We both trust each other but like the autonomy of having own accounts. It seems to work.

I'm not convinced a joint account is essential once you both know each others' earnings and outgoings.
 
Both earn roughly the same. Separate current accounts with direct debits to joint account. One credit card account with a card each. Nearly all spending done with credit card so full transparency on spending. Balance cleared in full each month from joint account.
One of us looks after the finances. The only drawback, if anything happens the financial administrator, the other half has no idea how, what or when bills are paid or where the savings are.
 
Both of us have similar salaries. We have two children. One joint account into which we both pay a standing amount every month. All household payments come out of this including mortgage, bill's, school stuff, shopping etc. We top up every now and then for things like holidays etc. We both have our own private current and savings account. I love the independence of that! We also have a joint savings account which we rarely go at but is there if we have a need of emergey joint funding. I cant imagine it any other way
Not sure if it matters but have been together for 25 years and engaged for 13. Maybe we have commitment issues
 
Two seperate accounts and a joint "family budget" account. Standing order from each single account on payday into joint account. Decide what is to covered from joint account and be generous with funding it. Allow for contingencies and don't forget repairs, upkeep, decoration, Christmas, etc. Decide if cars are in or or out. If you have a family car and a runaround then they should both be in the joint account fund. If roughly equal salaries, then equal inputs. Otherwise, apportion as agreed.

It is good for each to have a residual individual account, however small. It is totally discretionary. No spending is too ridiculous from it - or saving, if that is the individual preference.
Thank you, this is v helpful! Exactly what I needed
 
Thanks everyone really appreciate the replies and suggestions on what works for you. Think wel go with seperate as with a fixed amt feeding into a joint. We have a good marriage and everything works there are no arguments over money im just looking for a more stable and even plan where we can both save more and have finances run a bit smoother. I can be a bit of a spender and he would be v good with money I just dont want to leave my self open to scrutiny with what I spend my extra on lol. Thanks again
 
Hi

Thanks for your reply. I completely agree iy should be a family exercise and it doesn't matter who earns more or what I'm just looking to see what works for people as I'm not content with current way. I'd like to keep individual accounts as I like it that way, hed be more cautious with money while I like to treat myself and kids id feel like he would scrutinise my spending if we had one account.
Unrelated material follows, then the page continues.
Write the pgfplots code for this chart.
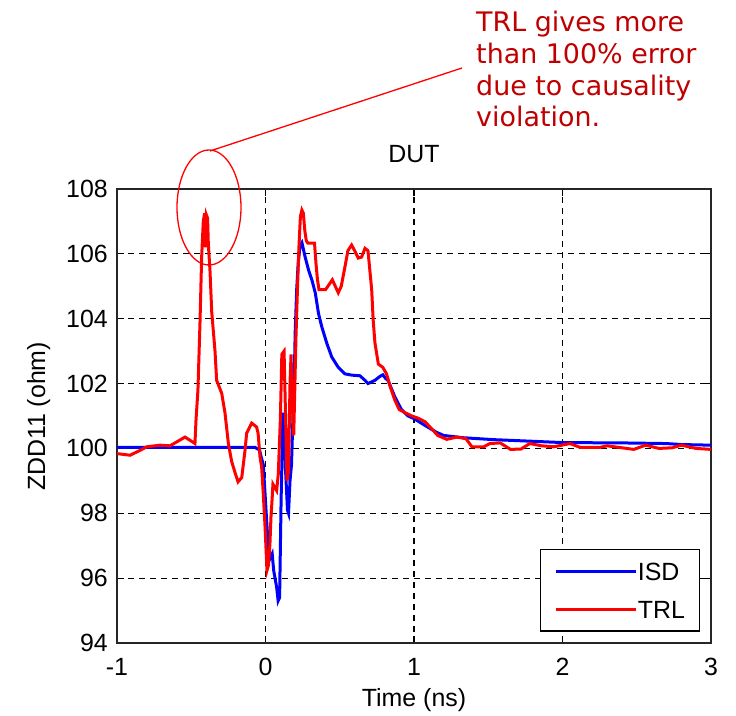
\documentclass[border=0pt]{standalone}
\usepackage{fontspec}
\setmainfont{Liberation Sans}
\newfontfamily\notefont{DejaVu Sans}
\usepackage{pgfplots}
\pgfplotsset{compat=1.18}
\definecolor{notered}{RGB}{192,0,0}

\begin{document}
\begin{tikzpicture}[x=1bp,y=1bp]
\path[use as bounding box] (0,0) rectangle (736,716);
\begin{axis}[
  at={(117bp,73bp)}, anchor=south west,
  scale only axis, width=594bp, height=454bp,
  xmin=-1, xmax=3, ymin=94, ymax=108,
  xtick={-1,0,1,2,3}, ytick={94,96,...,108},
  xtick pos=both, ytick pos=both,
  xticklabel pos=lower, yticklabel pos=left,
  tick align=inside, major tick length=7bp,
  every tick/.style={black, line width=1.2bp},
  axis line style={black!85, line width=1.6bp},
  grid=major,
  major grid style={black, line width=1.2bp, dash pattern=on 6bp off 5bp},
  /pgf/number format/assume math mode=true,
  ticklabel style={font=\fontsize{25}{29}\selectfont},
  xticklabel style={anchor=base, yshift=-32.7bp},
  yticklabel style={inner sep=0pt, xshift=-9bp},
  label style={font=\fontsize{25}{29}\selectfont},
  title style={font=\fontsize{25}{29}\selectfont, anchor=base,
    at={(axis description cs:0.5,1.0456)}},
  xlabel style={anchor=base, at={(axis description cs:0.5,-0.1403)}},
  ylabel style={anchor=base, at={(axis description cs:-0.1212,0.499)}},
  title={DUT},
  xlabel={Time (ns)},
  ylabel={ZDD11 (ohm)},
  legend style={at={(0.9815,0.0249)}, anchor=south east, draw=black,
    line width=1.2bp, fill=white, font=\fontsize{25}{29}\selectfont,
    inner xsep=14.5bp, inner ysep=12.5bp, row sep=20.2bp,
    nodes={inner sep=0pt, text height=18bp, text depth=0pt},
    /tikz/every even column/.append style={column sep=9bp}},
  legend cell align=left,
  legend image code/.code={\draw[#1, line width=3bp] (0bp,0bp) -- (80bp,0bp);},
]
% ISD result
\addplot[blue, line width=3bp] coordinates {
(-1.0,100.03) (-0.5,100.03) (-0.07,100.03) (-0.04,99.95) (-0.03,99.75)
(-0.015,99.5) (-0.003,98.6) (0.01,97.6) (0.02,96.85) (0.03,96.6)
(0.045,96.75) (0.055,96.24) (0.075,95.72) (0.085,95.3) (0.095,95.4)
(0.10,96.9) (0.105,98.4) (0.11,99.43) (0.115,101.1) (0.125,100.8)
(0.135,99.33) (0.148,98.1) (0.155,98.0) (0.165,99.0) (0.175,99.5)
(0.185,101.0) (0.19,101.3) (0.20,103.6) (0.21,104.9) (0.22,105.7)
(0.233,106.27) (0.245,106.35) (0.267,105.9) (0.29,105.5) (0.312,105.2)
(0.335,104.8) (0.357,104.16) (0.379,103.75) (0.413,103.24) (0.446,102.82)
(0.49,102.5) (0.535,102.3) (0.58,102.26) (0.636,102.24) (0.67,102.1)
(0.69,102.0) (0.737,102.1) (0.77,102.22) (0.79,102.27) (0.81,102.15)
(0.825,102.1) (0.87,101.6) (0.915,101.2) (0.96,101.0) (1.0,100.92)
(1.07,100.72) (1.15,100.5) (1.2,100.4) (1.33,100.33) (1.54,100.27)
(1.8,100.22) (1.9,100.2) (2.0,100.18) (2.4,100.17) (2.7,100.15)
(2.8,100.12) (3.0,100.1)
};
\addlegendentry{ISD}
% TRL result
\addplot[red, line width=3bp] coordinates {
(-1.0,99.84) (-0.912,99.79) (-0.845,99.94) (-0.8,100.05) (-0.71,100.1)
(-0.643,100.08) (-0.598,100.2) (-0.542,100.35) (-0.508,100.25) (-0.475,100.15)
(-0.468,100.87) (-0.455,101.8) (-0.441,103.9) (-0.43,105.9) (-0.419,107.0)
(-0.41,107.25) (-0.404,106.2) (-0.398,107.2) (-0.39,107.1) (-0.385,106.3)
(-0.374,105.5) (-0.362,104.2) (-0.34,103.0) (-0.329,102.1) (-0.295,101.7)
(-0.273,101.1) (-0.25,100.15) (-0.228,99.6) (-0.205,99.25) (-0.185,98.97)
(-0.16,99.1) (-0.138,99.94) (-0.127,100.47) (-0.093,100.78) (-0.06,100.66)
(-0.05,100.47) (-0.037,99.74) (-0.026,99.43) (-0.015,98.6) (-0.003,97.58)
(0.003,96.96) (0.01,96.24) (0.02,96.4) (0.03,97.07) (0.037,97.9)
(0.044,98.4) (0.05,98.9) (0.075,98.7) (0.086,99.2) (0.10,100.9)
(0.11,102.9) (0.125,103.0) (0.135,101.0) (0.145,99.0) (0.155,99.3)
(0.165,102.0) (0.172,102.9) (0.18,101.4) (0.19,100.4) (0.195,101.4)
(0.205,103.4) (0.215,104.9) (0.225,106.2) (0.235,107.15) (0.245,107.35)
(0.255,107.25) (0.265,106.7) (0.275,106.4) (0.285,106.33) (0.33,106.33)
(0.34,105.7) (0.35,105.2) (0.36,104.9) (0.405,104.9) (0.45,105.2)
(0.49,104.8) (0.51,105.0) (0.535,105.6) (0.555,106.1) (0.58,106.27)
(0.60,106.1) (0.625,105.87) (0.647,105.9) (0.67,106.17) (0.69,106.1)
(0.715,104.9) (0.725,103.96) (0.737,103.25) (0.76,102.6) (0.79,102.5)
(0.815,102.3) (0.84,101.9) (0.87,101.5) (0.90,101.2) (0.94,101.1)
(0.985,101.0) (1.03,100.93) (1.075,100.82) (1.12,100.6) (1.16,100.4)
(1.22,100.28) (1.29,100.35) (1.35,100.3) (1.39,100.05) (1.47,100.05)
(1.51,100.15) (1.58,100.17) (1.65,99.97) (1.72,99.98) (1.78,100.15)
(1.86,100.08) (1.94,100.05) (2.05,100.15) (2.12,100.03) (2.25,100.03)
(2.30,100.08) (2.4,100.02) (2.48,99.97) (2.56,100.1) (2.65,100.0)
(2.74,100.02) (2.8,100.1) (2.9,100.0) (3.0,99.97)
};
\addlegendentry{TRL}
\end{axis}
% callout around the early TRL peak
\draw[red, line width=1.3bp] (209,508.5) ellipse [x radius=32, y radius=57.5];
\draw[red, line width=1.3bp] (210,565) -- (462,648);
\begin{scope}[every node/.style={anchor=base west, inner sep=0pt, text=notered,
    font=\notefont\fontsize{27}{32}\selectfont}]
\node at (476,684) {TRL gives more};
\node at (476,652) {than 100\% error};
\node at (476,620) {due to causality};
\node at (476,589) {violation.};
\end{scope}
\end{tikzpicture}
\end{document}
So you agree it should all be common, but only on your partners side....

Here in Switzerland the common approach is everything goes into a common pot with each family member including the kids getting an allowance. Kids allowance is traditionally one Euro per year of age per week so an 18 year old gets 18 Euros a week etc.. from what I have read adults take out between 400 to 800 per month.
 
All shared here, a similar approach to some of the above posters described and it works really well.
 
Another advantage of having joint accounts and separate personal accounts can be avoiding the hassle of cheques being made out to individuals. I've had cheques returned from the joint account as they were payable to only one person. Other times it wasn't an issue.
 
We have joint current and savings accounts and both our salaries go in full to those. We dont operate seperate accounts anymore. We found this less hassle and we actually save more and we are both very happy with the arrangement. Me, more a saver her more a spender. I earn 30/40% more but at the end of the day its all family money and she makes sure neither the kids (nor me!) want for anything. When we had our separate accounts we kinda went a bit mad but we were younger then. We had a rule at the start of opening the joint accounts that no spend less than 100 could be questioned but as it turned out it never came up. We continue to have slightly different attitudes to money but we seem to work it out ok.